## [Data segment]

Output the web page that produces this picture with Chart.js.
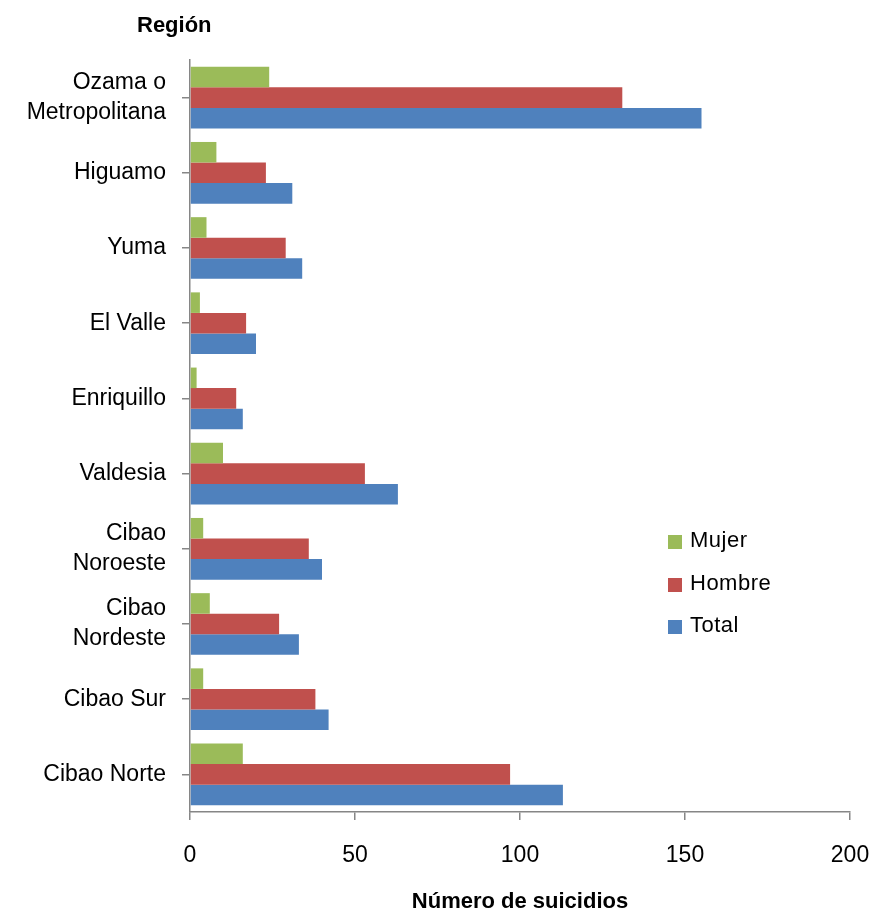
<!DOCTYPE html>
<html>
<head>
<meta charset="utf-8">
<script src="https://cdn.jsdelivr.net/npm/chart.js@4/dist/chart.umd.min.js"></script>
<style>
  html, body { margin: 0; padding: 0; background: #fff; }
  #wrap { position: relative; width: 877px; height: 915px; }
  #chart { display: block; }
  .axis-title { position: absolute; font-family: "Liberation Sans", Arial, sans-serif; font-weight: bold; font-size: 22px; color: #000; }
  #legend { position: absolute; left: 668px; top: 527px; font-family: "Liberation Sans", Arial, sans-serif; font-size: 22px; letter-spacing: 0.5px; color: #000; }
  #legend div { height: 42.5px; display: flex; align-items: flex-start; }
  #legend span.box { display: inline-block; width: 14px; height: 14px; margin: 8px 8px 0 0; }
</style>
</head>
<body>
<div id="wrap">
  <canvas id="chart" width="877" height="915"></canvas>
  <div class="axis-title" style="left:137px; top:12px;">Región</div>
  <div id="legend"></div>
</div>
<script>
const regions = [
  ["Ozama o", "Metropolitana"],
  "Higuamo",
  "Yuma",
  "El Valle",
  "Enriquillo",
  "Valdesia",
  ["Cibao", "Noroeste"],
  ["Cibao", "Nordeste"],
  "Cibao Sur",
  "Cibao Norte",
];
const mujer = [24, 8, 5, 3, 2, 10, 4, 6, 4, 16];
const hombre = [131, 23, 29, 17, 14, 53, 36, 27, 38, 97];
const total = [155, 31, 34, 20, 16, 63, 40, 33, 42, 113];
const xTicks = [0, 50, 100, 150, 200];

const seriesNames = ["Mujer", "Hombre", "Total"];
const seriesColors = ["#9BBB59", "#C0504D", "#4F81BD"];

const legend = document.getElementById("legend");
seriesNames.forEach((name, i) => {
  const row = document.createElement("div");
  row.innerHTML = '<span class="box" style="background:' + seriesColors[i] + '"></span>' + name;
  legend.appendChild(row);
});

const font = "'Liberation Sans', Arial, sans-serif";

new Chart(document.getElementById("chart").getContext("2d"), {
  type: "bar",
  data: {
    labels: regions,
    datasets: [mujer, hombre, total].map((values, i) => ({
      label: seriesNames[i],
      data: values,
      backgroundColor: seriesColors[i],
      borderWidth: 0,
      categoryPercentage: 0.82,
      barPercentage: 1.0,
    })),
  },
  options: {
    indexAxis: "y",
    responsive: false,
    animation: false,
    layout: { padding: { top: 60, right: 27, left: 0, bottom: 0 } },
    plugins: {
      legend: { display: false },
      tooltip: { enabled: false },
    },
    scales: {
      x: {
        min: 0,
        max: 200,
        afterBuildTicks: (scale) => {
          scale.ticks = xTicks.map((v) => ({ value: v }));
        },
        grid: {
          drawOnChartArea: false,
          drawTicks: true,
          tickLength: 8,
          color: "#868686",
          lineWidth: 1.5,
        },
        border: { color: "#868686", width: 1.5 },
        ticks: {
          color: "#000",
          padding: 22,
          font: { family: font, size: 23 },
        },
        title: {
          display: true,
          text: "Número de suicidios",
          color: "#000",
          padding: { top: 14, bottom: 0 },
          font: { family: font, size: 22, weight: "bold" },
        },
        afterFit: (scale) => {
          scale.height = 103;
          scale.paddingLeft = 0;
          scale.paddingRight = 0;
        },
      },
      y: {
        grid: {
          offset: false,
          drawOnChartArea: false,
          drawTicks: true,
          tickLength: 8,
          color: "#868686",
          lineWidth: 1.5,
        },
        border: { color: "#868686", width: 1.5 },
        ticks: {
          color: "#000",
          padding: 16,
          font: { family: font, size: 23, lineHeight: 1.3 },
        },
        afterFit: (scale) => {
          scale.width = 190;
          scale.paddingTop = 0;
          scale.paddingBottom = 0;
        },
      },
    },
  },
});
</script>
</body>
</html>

## [Task]
Reproduce every line of the material precisely, omitting its pictures.

## [Exercise response]
Output the web page that produces this picture with Chart.js.
<!DOCTYPE html>
<html>
<head>
<meta charset="utf-8">
<script src="https://cdn.jsdelivr.net/npm/chart.js@4/dist/chart.umd.min.js"></script>
<style>
  html, body { margin: 0; padding: 0; background: #fff; }
  #wrap { position: relative; width: 877px; height: 915px; }
  #chart { display: block; }
  .axis-title { position: absolute; font-family: "Liberation Sans", Arial, sans-serif; font-weight: bold; font-size: 22px; color: #000; }
  #legend { position: absolute; left: 668px; top: 527px; font-family: "Liberation Sans", Arial, sans-serif; font-size: 22px; letter-spacing: 0.5px; color: #000; }
  #legend div { height: 42.5px; display: flex; align-items: flex-start; }
  #legend span.box { display: inline-block; width: 14px; height: 14px; margin: 8px 8px 0 0; }
</style>
</head>
<body>
<div id="wrap">
  <canvas id="chart" width="877" height="915"></canvas>
  <div class="axis-title" style="left:137px; top:12px;">Región</div>
  <div id="legend"></div>
</div>
<script>
const regions = [
  ["Ozama o", "Metropolitana"],
  "Higuamo",
  "Yuma",
  "El Valle",
  "Enriquillo",
  "Valdesia",
  ["Cibao", "Noroeste"],
  ["Cibao", "Nordeste"],
  "Cibao Sur",
  "Cibao Norte",
];
const mujer = [24, 8, 5, 3, 2, 10, 4, 6, 4, 16];
const hombre = [131, 23, 29, 17, 14, 53, 36, 27, 38, 97];
const total = [155, 31, 34, 20, 16, 63, 40, 33, 42, 113];
const xTicks = [0, 50, 100, 150, 200];

const seriesNames = ["Mujer", "Hombre", "Total"];
const seriesColors = ["#9BBB59", "#C0504D", "#4F81BD"];

const legend = document.getElementById("legend");
seriesNames.forEach((name, i) => {
  const row = document.createElement("div");
  row.innerHTML = '<span class="box" style="background:' + seriesColors[i] + '"></span>' + name;
  legend.appendChild(row);
});

const font = "'Liberation Sans', Arial, sans-serif";

new Chart(document.getElementById("chart").getContext("2d"), {
  type: "bar",
  data: {
    labels: regions,
    datasets: [mujer, hombre, total].map((values, i) => ({
      label: seriesNames[i],
      data: values,
      backgroundColor: seriesColors[i],
      borderWidth: 0,
      categoryPercentage: 0.82,
      barPercentage: 1.0,
    })),
  },
  options: {
    indexAxis: "y",
    responsive: false,
    animation: false,
    layout: { padding: { top: 60, right: 27, left: 0, bottom: 0 } },
    plugins: {
      legend: { display: false },
      tooltip: { enabled: false },
    },
    scales: {
      x: {
        min: 0,
        max: 200,
        afterBuildTicks: (scale) => {
          scale.ticks = xTicks.map((v) => ({ value: v }));
        },
        grid: {
          drawOnChartArea: false,
          drawTicks: true,
          tickLength: 8,
          color: "#868686",
          lineWidth: 1.5,
        },
        border: { color: "#868686", width: 1.5 },
        ticks: {
          color: "#000",
          padding: 22,
          font: { family: font, size: 23 },
        },
        title: {
          display: true,
          text: "Número de suicidios",
          color: "#000",
          padding: { top: 14, bottom: 0 },
          font: { family: font, size: 22, weight: "bold" },
        },
        afterFit: (scale) => {
          scale.height = 103;
          scale.paddingLeft = 0;
          scale.paddingRight = 0;
        },
      },
      y: {
        grid: {
          offset: false,
          drawOnChartArea: false,
          drawTicks: true,
          tickLength: 8,
          color: "#868686",
          lineWidth: 1.5,
        },
        border: { color: "#868686", width: 1.5 },
        ticks: {
          color: "#000",
          padding: 16,
          font: { family: font, size: 23, lineHeight: 1.3 },
        },
        afterFit: (scale) => {
          scale.width = 190;
          scale.paddingTop = 0;
          scale.paddingBottom = 0;
        },
      },
    },
  },
});
</script>
</body>
</html>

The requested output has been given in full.